All that said, it’s not the hottest of takes to suggest that the price hike is very hard to justify. What we’re more interested in is how many of you are willing to justify it to yourself, and what you think the service is actually worth. We’ve been running a couple of polls on those points for weeks, and the results are finally in. First, let’s see how many of you plan to purchase a Plex Lifetime Pass at the increased rate.
The clearest result from the first poll is that most respondents are already safely on the other side of the paywall. Of over 2,100 votes, 61.4% said they already bought a Lifetime Plex Pass at a lower price. The next biggest group, at 25.9%, said they would move their media library elsewhere, while just 4.5% said they would still buy the Lifetime Pass at the new price.
That does at least hint at why Plex may have felt able to push the lifetime price so high. If most of the people who were ever likely to buy a Lifetime Plex Pass have already done so, Plex may see the remaining audience as smaller but more committed. The 4.5% figure looks tiny at first glance, but it isn’t quite nothing. Strip out the respondents who already own a Lifetime Pass, and almost 12% of the remaining voters still said they would pay the new $750 price. That’s not exactly a stampede to the checkout, but at three times the old price, Plex may not need one.
It’s worth noting at this point that Plex has also just added a new 5-Year Plex Pass plan for $250, which is exactly what the Lifetime Pass cost until this week. That works out cheaper per month than the annual or monthly subscriptions, but the timing is hard to ignore. The new Lifetime Pass is now the premium, high-commitment option, while the old lifetime price point has effectively been repurposed as a recurring subscription tier, albeit not a regular one. On that note, let’s check out the results of our poll on what you think the Lifetime Pass is worth.
The second poll makes the price hike look even more bizarre. Asked what they would pay for a Lifetime Plex Pass, 37% of respondents picked $120, while 32% said less than $100, and another 9.3% said they wouldn’t pay a dime. Put those together, and more than three-quarters of voters wouldn’t even go beyond $120. Another 19.6% chose $250, which was the old Lifetime Pass price until this week, meaning only a tiny slice of respondents were willing to go higher. Just 0.7% said they would pay $750, while 1.5% said they would pay whatever Plex charges.
This poll suggests the new Lifetime Pass price has almost no audience, although we need to put it in perspective. Firstly, it’s quite hard to put a cost on a lifetime pass for anything. Aside from the fact that very few of us know how long we’ll have left on the mortal coil, if we’re lucky enough to be around in 15 or 20 years, we have no idea what Plex and its rivals will be offering by then. It might not exist, or our tastes and priorities might change. Ask yourself what you wanted 15 years ago, and you’ll see what I’m getting at.

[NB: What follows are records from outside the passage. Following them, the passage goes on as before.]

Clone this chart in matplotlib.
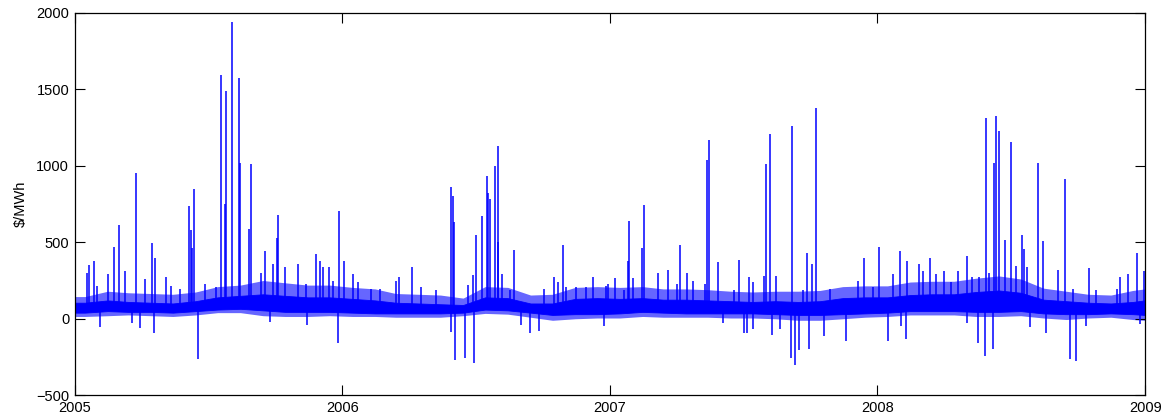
import numpy as np
import pandas as pd
import matplotlib
matplotlib.use("Agg")
import matplotlib.pyplot as plt
import matplotlib.dates as mdates

plt.rcParams['font.family'] = ['Liberation Sans', 'DejaVu Sans']

# hourly price trace read as a band per month: solid core + sparser outer fringe
band_dates = ['2005-01-01'] + [f'{y}-{m:02d}-15' for y in range(2005, 2009) for m in range(1, 13)] + ['2008-12-31']
core_lo = [40,
           40, 50, 45, 45, 40, 50, 60, 65, 55, 45, 45, 45,
           40, 35, 35, 35, 35, 40, 60, 55, 40, 25, 30, 30,
           35, 45, 40, 35, 35, 35, 35, 30, 25, 25, 30, 35,
           40, 50, 50, 50, 45, 45, 50, 35, 30, 30, 35, 30,
           25]
core_hi = [105,
           105, 120, 110, 105, 100, 115, 140, 150, 160, 150, 140, 140,
           130, 120, 105, 100, 95, 90, 140, 135, 100, 100, 130, 135,
           130, 135, 125, 125, 120, 115, 110, 115, 110, 115, 135, 140,
           140, 155, 160, 160, 175, 185, 170, 125, 115, 105, 100, 110,
           120]
outer_lo = [15,
            15, 20, 25, 20, 15, 25, 40, 40, 20, 15, 15, 20,
            15, 15, 10, 10, 10, 20, 35, 30, 10, -10, 0, 5,
            5, 15, 10, 10, 10, 5, 5, 0, -10, -10, 0, 10,
            15, 25, 25, 25, 15, 15, 20, 5, -5, 5, 10, -5,
            -10]
outer_hi = [145,
            145, 180, 170, 165, 160, 175, 210, 220, 250, 235, 220, 220,
            205, 195, 165, 160, 155, 135, 210, 205, 155, 160, 205, 210,
            205, 210, 195, 195, 190, 180, 175, 180, 180, 185, 210, 215,
            215, 240, 245, 245, 265, 280, 260, 200, 180, 160, 155, 185,
            195]

# single-hour spikes above / below the band
spike_dates = [
    '2005-01-18', '2005-01-21', '2005-01-27', '2005-02-01', '2005-02-16', '2005-02-24', '2005-03-02',
    '2005-03-10', '2005-03-25', '2005-04-07', '2005-04-16', '2005-04-20', '2005-05-05', '2005-05-13',
    '2005-05-24', '2005-06-06', '2005-06-08', '2005-06-10', '2005-06-13', '2005-06-28', '2005-07-13',
    '2005-07-19', '2005-07-25', '2005-07-27', '2005-08-03', '2005-08-13', '2005-08-15', '2005-08-27',
    '2005-08-30', '2005-09-12', '2005-09-17', '2005-09-29', '2005-10-04', '2005-10-06', '2005-10-15',
    '2005-11-01', '2005-11-13', '2005-11-26', '2005-12-02', '2005-12-06', '2005-12-14', '2005-12-19',
    '2005-12-28',
    '2006-01-03', '2006-01-16', '2006-01-23', '2006-02-09', '2006-02-21', '2006-03-16', '2006-03-20',
    '2006-04-06', '2006-04-19', '2006-05-09', '2006-05-30', '2006-06-01', '2006-06-03', '2006-06-22',
    '2006-06-29', '2006-07-03', '2006-07-11', '2006-07-17', '2006-07-19', '2006-07-21', '2006-07-28',
    '2006-08-01', '2006-08-02', '2006-08-07', '2006-08-18', '2006-08-23', '2006-10-03', '2006-10-17',
    '2006-10-23', '2006-10-29', '2006-11-02', '2006-11-16', '2006-11-30', '2006-12-09', '2006-12-27',
    '2006-12-30',
    '2007-01-08', '2007-01-20', '2007-01-26', '2007-01-28', '2007-02-02', '2007-02-14', '2007-02-17',
    '2007-03-08', '2007-03-22', '2007-04-03', '2007-04-07', '2007-04-16', '2007-04-25', '2007-05-11',
    '2007-05-14', '2007-05-16', '2007-05-29', '2007-06-20', '2007-06-27', '2007-07-10', '2007-07-16',
    '2007-07-31', '2007-08-03', '2007-08-08', '2007-08-16', '2007-09-07', '2007-09-22', '2007-09-27',
    '2007-10-04', '2007-10-09', '2007-10-28', '2007-12-06', '2007-12-14', '2007-12-27',
    '2008-01-03', '2008-01-22', '2008-02-01', '2008-02-11', '2008-02-27', '2008-03-04', '2008-03-13',
    '2008-03-22', '2008-04-01', '2008-04-11', '2008-04-21', '2008-05-03', '2008-05-09', '2008-05-19',
    '2008-05-28', '2008-06-01', '2008-06-09', '2008-06-11', '2008-06-15', '2008-06-23', '2008-07-01',
    '2008-07-08', '2008-07-16', '2008-07-20', '2008-07-23', '2008-08-07', '2008-08-14', '2008-09-04',
    '2008-09-14', '2008-09-24', '2008-10-16', '2008-10-25', '2008-11-23', '2008-11-27', '2008-12-09',
    '2008-12-21', '2008-12-30',
    # negative hours
    '2005-02-04', '2005-03-20', '2005-03-31', '2005-04-19', '2005-06-18', '2005-09-25', '2005-11-14',
    '2005-12-26', '2006-05-29', '2006-06-04', '2006-06-17', '2006-06-30', '2006-09-02', '2006-09-14',
    '2006-09-26', '2006-12-24', '2007-06-04', '2007-07-03', '2007-07-07', '2007-07-16', '2007-08-11',
    '2007-08-21', '2007-09-05', '2007-09-11', '2007-09-16', '2007-09-30', '2007-10-21', '2007-11-20',
    '2008-01-16', '2008-02-03', '2008-02-10', '2008-05-02', '2008-05-17', '2008-05-27', '2008-06-07',
    '2008-07-28', '2008-08-18', '2008-09-20', '2008-09-29', '2008-10-12', '2008-12-25',
]
spike_values = [
    300, 350, 375, 215, 290, 470, 610,
    315, 950, 260, 495, 400, 270, 215,
    195, 740, 580, 465, 845, 230, 205,
    1590, 750, 1490, 1940, 1575, 1015, 585,
    1010, 300, 440, 360, 525, 680, 340,
    360, 230, 420, 380, 335, 340, 250,
    705,
    380, 290, 240, 195, 195, 245, 275,
    340, 210, 185, 860, 805, 630, 220,
    285, 550, 670, 930, 825, 780, 1000,
    500, 1130, 295, 185, 450, 195, 275,
    240, 480, 205, 205, 205, 275, 215,
    230,
    265, 185, 380, 640, 265, 465, 745,
    300, 320, 230, 480, 300, 250, 230,
    1040, 1165, 370, 185, 385, 275, 240,
    280, 1010, 1205, 280, 1260, 185, 430,
    355, 1375, 195, 250, 395, 205,
    470, 295, 445, 380, 355, 315, 400,
    295, 315, 240, 315, 410, 270, 270,
    1310, 300, 1015, 1325, 1225, 515, 1155,
    345, 550, 455, 335, 1020, 505, 320,
    915, 195, 330, 190, 195, 275, 295,
    430, 315,
    -55, -25, -60, -95, -260, -20, -40,
    -160, -85, -270, -255, -290, -40, -95,
    -80, -45, -30, -95, -95, -65, -105,
    -65, -255, -300, -205, -195, -110, -145,
    -145, -45, -135, -25, -160, -245, -200,
    -55, -90, -265, -275, -45, -35,
]

bx = mdates.date2num(pd.to_datetime(band_dates))
c_lo = np.array(core_lo, dtype=float)
c_hi = np.array(core_hi, dtype=float)
sx = mdates.date2num(pd.to_datetime(spike_dates))
base = np.interp(sx, bx, (c_lo + c_hi) / 2)

fig = plt.figure(figsize=(11.68, 4.19), dpi=100)
ax = fig.add_axes([0.064, 0.0566, 0.9166, 0.9131])

ax.fill_between(bx, outer_lo, outer_hi, color='#0000ff', alpha=0.6, lw=0)
ax.fill_between(bx, c_lo, c_hi, color='#0000ff', lw=0.6, edgecolor='#0000ff')
ax.vlines(sx, base, spike_values, color='#0000ff', lw=1.1)

ax.set_xlim(mdates.date2num(pd.Timestamp('2005-01-01')), mdates.date2num(pd.Timestamp('2009-01-01')))
ax.set_ylim(-500, 2000)
ax.set_yticks(np.arange(-500, 2001, 500))
ax.xaxis.set_major_locator(mdates.YearLocator())
ax.xaxis.set_major_formatter(mdates.DateFormatter('%Y'))
ax.tick_params(direction='in', length=7, width=0.8, top=True, right=True, labelsize=10.5, pad=4)
for s in ax.spines.values():
    s.set_linewidth(0.9)
ax.set_ylabel('\\$/MWh', fontsize=10.5, labelpad=6)

fig.savefig('out.png', dpi=100)
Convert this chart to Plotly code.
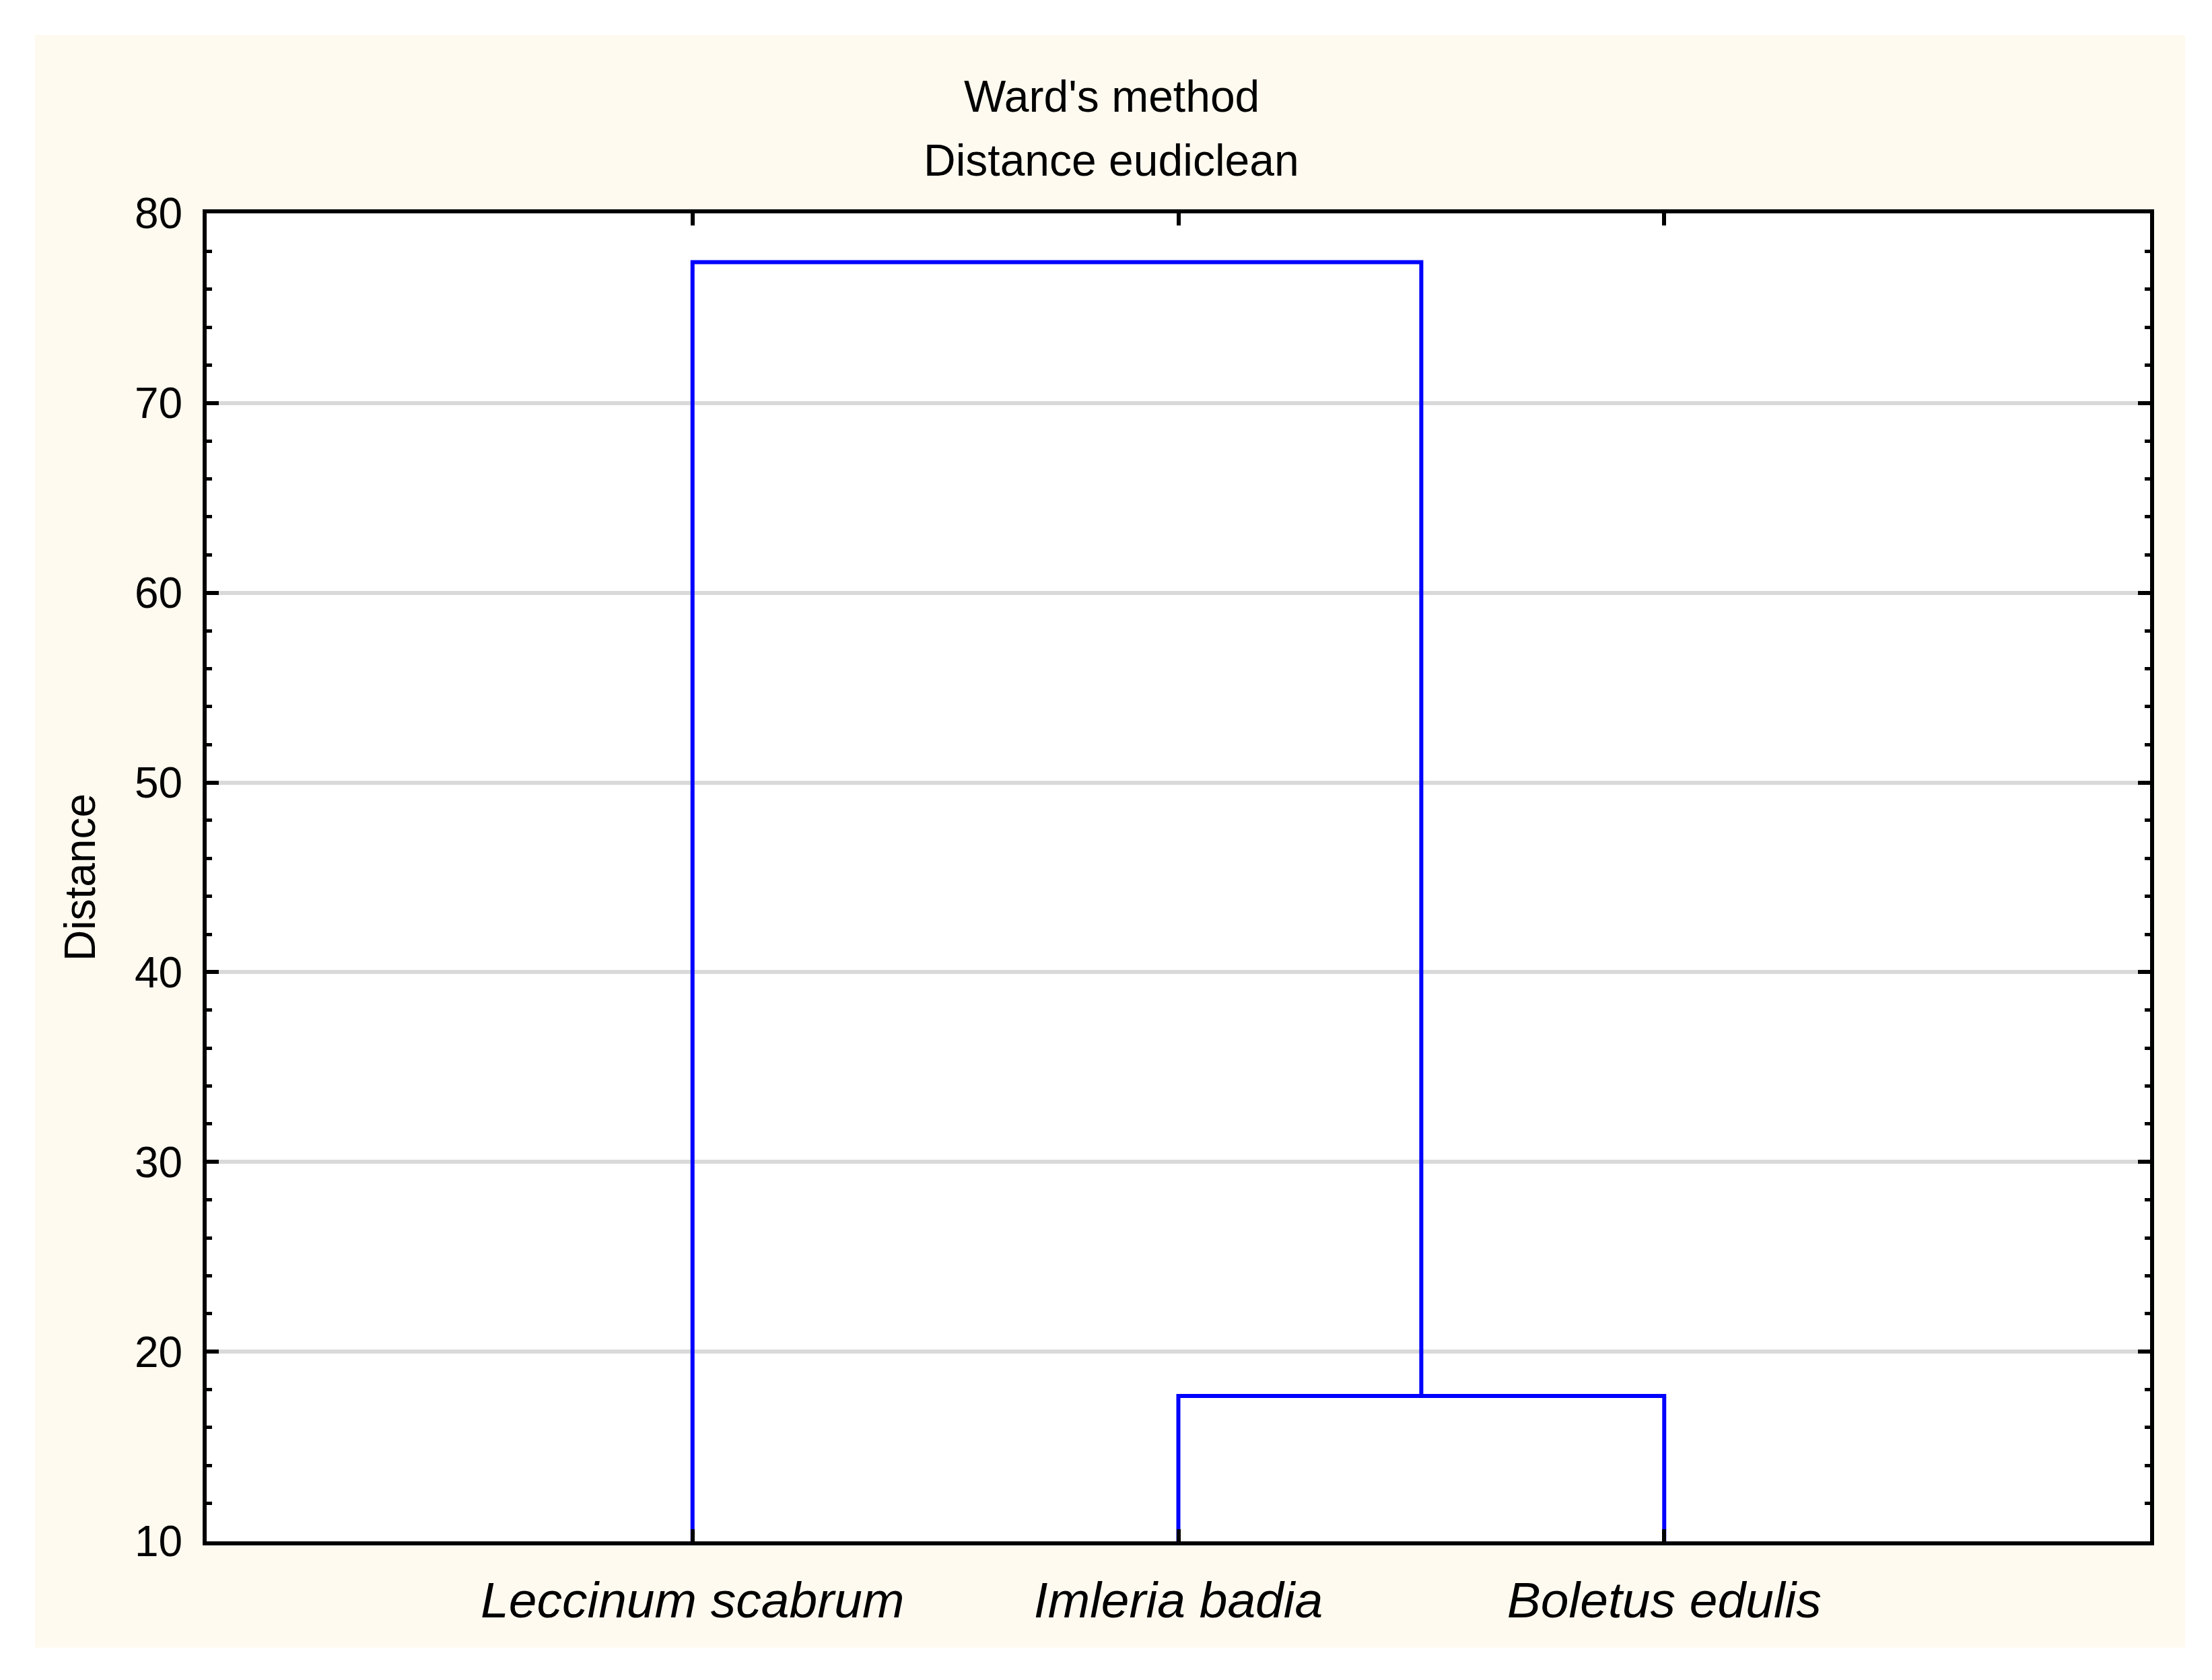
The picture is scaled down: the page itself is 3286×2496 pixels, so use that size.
import plotly.graph_objects as go

# ---------------- data ----------------
leaves = ["Leccinum scabrum", "Imleria badia", "Boletus edulis"]
leaf_positions = [1, 2, 3]
# merges: node ids (0..n-1 = leaves, n+k = cluster created by merge k)
merge_left = [1, 0]
merge_right = [2, 3]
merge_heights = [17.66, 77.43]
y_ticks = [10, 20, 30, 40, 50, 60, 70, 80]
title_lines = ["Ward's method", "Distance eudiclean"]
y_title = "Distance"
base_level = 10

# ---------------- build dendrogram links ----------------
node_x = list(leaf_positions)
node_y = [base_level] * len(leaves)
xs, ys = [], []
for l, r, h in zip(merge_left, merge_right, merge_heights):
    xl, yl = node_x[l], node_y[l]
    xr, yr = node_x[r], node_y[r]
    xs += [xl, xl, xr, xr, None]
    ys += [yl, h, h, yr, None]
    node_x.append((xl + xr) / 2)
    node_y.append(h)

FONT = "Liberation Sans, Arial, sans-serif"
OFF = 8  # page body margin
W, H = 3286 - OFF, 2496 - OFF
L, R, T, B = 307 - OFF, 92, 317 - OFF, 206
pw, ph = W - L - R, H - T - B

def px_to_paper_x(px):  # px in page coordinates
    return (px - OFF - L) / pw

def px_to_paper_y(py):
    return (H - B - (py - OFF)) / ph

fig = go.Figure()
fig.add_trace(go.Scatter(x=xs, y=ys, mode="lines",
                         line=dict(color="#0000ff", width=6),
                         hoverinfo="skip", showlegend=False))

cream = "#fffaf0"
shapes = [
    dict(type="rect", xref="paper", yref="paper", layer="below",
         x0=px_to_paper_x(52), x1=px_to_paper_x(3246),
         y0=px_to_paper_y(2448), y1=px_to_paper_y(52),
         fillcolor=cream, line=dict(width=0)),
    dict(type="rect", xref="paper", yref="paper", layer="below",
         x0=0, x1=1, y0=0, y1=1, fillcolor="white", line=dict(width=0)),
]

annotations = [
    dict(text=title_lines[0], xref="paper", yref="paper",
         x=px_to_paper_x(1651), y=px_to_paper_y(143), xanchor="center",
         yanchor="middle", showarrow=False,
         font=dict(family=FONT, size=66, color="black")),
    dict(text=title_lines[1], xref="paper", yref="paper",
         x=px_to_paper_x(1651), y=px_to_paper_y(238), xanchor="center",
         yanchor="middle", showarrow=False,
         font=dict(family=FONT, size=66, color="black")),
]

fig.update_layout(
    width=W, height=H,
    margin=dict(l=L, r=R, t=T, b=B, pad=0),
    paper_bgcolor="white", plot_bgcolor="white",
    shapes=shapes, annotations=annotations,
    font=dict(family=FONT, color="black"),
    showlegend=False,
)

fig.update_xaxes(
    range=[0, len(leaves) + 1],
    tickmode="array", tickvals=leaf_positions,
    ticktext=[f"<i>{t}</i>" for t in leaves],
    tickfont=dict(family=FONT, size=75, color="black"),
    ticklabelstandoff=17,
    ticks="inside", ticklen=18, tickwidth=6, tickcolor="black",
    showline=True, linewidth=6, linecolor="black", mirror="ticks",
    showgrid=False, zeroline=False,
)

fig.update_yaxes(
    range=[y_ticks[0], y_ticks[-1]],
    tickmode="array", tickvals=y_ticks,
    tickfont=dict(family=FONT, size=64, color="black"),
    ticklabelstandoff=17,
    ticks="inside", ticklen=18, tickwidth=6, tickcolor="black",
    minor=dict(dtick=2, tick0=0, ticks="inside", ticklen=8, tickwidth=5,
               tickcolor="black", showgrid=False),
    showline=True, linewidth=6, linecolor="black", mirror="ticks",
    showgrid=True, gridcolor="#d9d9d9", gridwidth=6, zeroline=False,
    title=dict(text=y_title, font=dict(family=FONT, size=64, color="black"),
               standoff=40),
)

fig.write_html("out.html")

More saliently, there are very few people in general who are going to watch something triple in price overnight and say that it’s still worth it — hence the 0.7% of respondents who chose $750 in our poll. If Plex didn’t exist and then suddenly came to the market now with its content and new price structures, there may still not be many people willing to shell out $750 for a Lifetime Pass, but there might be more than 0.7%. At the very least, we could look at the package more objectively.
These polls were run across a few articles, and some of you provided further insight in the comments sections of those pieces. One recurring theory was that Plex may no longer want people buying Lifetime Passes, at least not in any meaningful number. As Stroth put it, “They clearly don’t want anyone to purchase it. They want to use it as a reason to no longer have it as a product.” Several others also read the move as a push toward steadier subscription revenue, with the lifetime tier technically remaining available but priced into the stratosphere.
They clearly don’t want anyone to purchase it. They want to use it as a reason to no longer have it as a product.
Naturally, there was a lot of relief among people who bought in early. Readers mentioned getting Lifetime Pass for $50, $75, $99, $120, and $149 over the years, which makes the new $750 price look even more startling by comparison. One heavy Plex user said they run a roughly 100TB library for their family, but added that, at $750, “I would have never built it.” That’s probably the awkward bit for Plex: even some of the people who clearly get a lot of value from the service don’t seem convinced the new price would have made sense at the start.
Unsurprisingly, Jellyfin came up a lot as the escape route of choice, and at least one member of the Android Authority team agrees. Some commenters said they already use it, while others suggested Plex’s pricing could push more self-hosting users in that direction. It wasn’t all presented as a painless switch, though. One reader said they tried Jellyfin but couldn’t get it working properly on their QNAP setup, then tried Emby before deleting it because they would have had to pay again for features they already had with Plex.
In any event, the $750 LifetimePass has certainly cost Plex some goodwill, but the service must have anticipated that. Welcome to capitalism.